The German powerhouse has been striving to make inroads in India and other emerging economies as markets in developed countries become saturated.
"India is a strategic market for us," Volkswagen India president Mahesh Kodumudi said in New Delhi, adding that over the next five to six years the company would invest 15 billion rupees (€185 million) in the country.
Volkswagen, which holds just over two percent of the Indian car market, will pour funds into localizing production in a bid to cut costs and better compete with rivals.
The announcement came as Volkswagen, which entered India in 2001 with the Skoda brand, said in a statement it was launching a newer version of its premium Polo hatchback, priced starting at 499,000 rupees (€6,100).
Volkswagen makes the Polo at its plant in Pune in western India, giving it a niche in the country's crucial small car segment, which accounts for some 70 percent of total domestic sales.
The company also is pushing other increasingly popular lines in India, such as sports utility vehicles and compact sedans.
Volkswagen wants to be the world's top carmaker by 2018, surpassing Toyota and General Motors.
Carmakers have been grappling with a fall in Indian car sales triggered by a sharp slowdown in domestic economic growth and high interest rates.
But analysts say India holds huge promise longer term as the country of 1.25 billion people has one of the world's least-penetrated car markets.

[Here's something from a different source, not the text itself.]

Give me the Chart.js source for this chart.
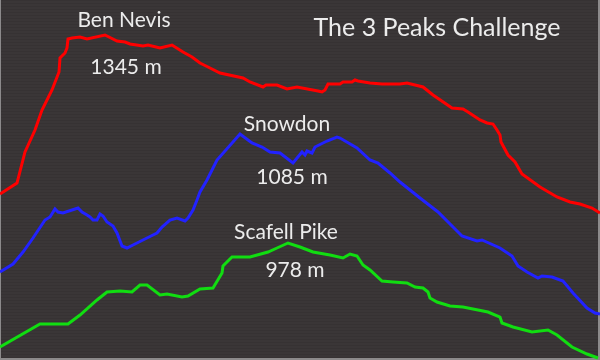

A new right-wing government came to power in India in May, promising a return to higher economic growth. Volkswagen's announcement was one of the first big foreign investment decisions since the election.
Analysts say a young population, rising incomes and a resurgence in economic expansion will accelerate growth in the Indian car market.
Last month, in what analysts said could be a portent of better times ahead, new Indian car sales made their biggest gains in 10 months, rising 15 percent from a year earlier to 160,232 units, the Society of Indian Automobile Manufacturers said.
Volkswagen said it may make engines in India, adding the western state of Maharashtra would be its first preference for setting up an engine plant, according to the Press Trust of India (PTI) news agency.